Ni incluso esos mismos peones nativos tarifados de quienes siempre los imperios disponen en cada plaza sitiada podrán escaparse al ciclo de vejaciones, odio, prepotencia, rapacidad y exterminio del ejército invasor yanki. Ojalá este mensaje les llegue a esos pobres ilusos quienes, en Cuba, apuestan por “la mano tendida” de Washington. Su pago será un tiro en la cabeza de sus hijos en medio de la madrugada.
Nota del Editor:
Como afirma el autor, con el decursar de los días salen a la luz pública nuevas informaciones sobre el abominable acto. Las más recientes apuntan a que la matanza ocurrida el pasado domingo 12 de marzo pudo ser efectuada por varios soldados norteamericanos y no por un solo efectivo, tal como informaron las fuerzas extranjeras, según una tesis que sostienen un grupo de parlamentarios de ese país centroasiático.

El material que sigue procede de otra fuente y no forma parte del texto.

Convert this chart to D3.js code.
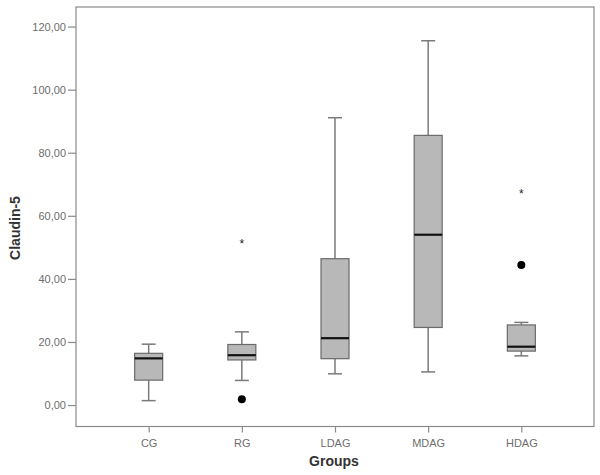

A medida que la comisión legislativa indaga el hecho, más se aleja de la versión oficial del comando militar estadounidense, el cual atribuyó la masacre a un rapto de locura por estrés del sargento Robert Bales, residente en las afueras de Seattle, quien ha cumplido servicio tres veces en Irak y una en Afganistán.
Para los miembros de la comisión de investigación del gobierno y del parlamento, la realidad sería otra. Al dar cuenta de su visita al lugar de los hechos, la diputada Shakila Hashimi aseguró en el parlamento que entre “15 y 20 soldados asistidos por dos helicópteros habrían actuado en el momento de la masacre”.
Otra parlamentaria, Hamidzai Lali, refirió, sobre la base de testimonios, que “los militares estadounidenses capturaron a dos mujeres, las violaron y luego las mataron con armas de fuego”.
El Gobierno afgano exigió que el suboficial fuera juzgado por un tribunal afgano. Pero las autoridades estadounidenses enseguida lo sacaron del país. Primero a Kuwait y luego a una base militar en Kansas donde permanece bajo custodia militar.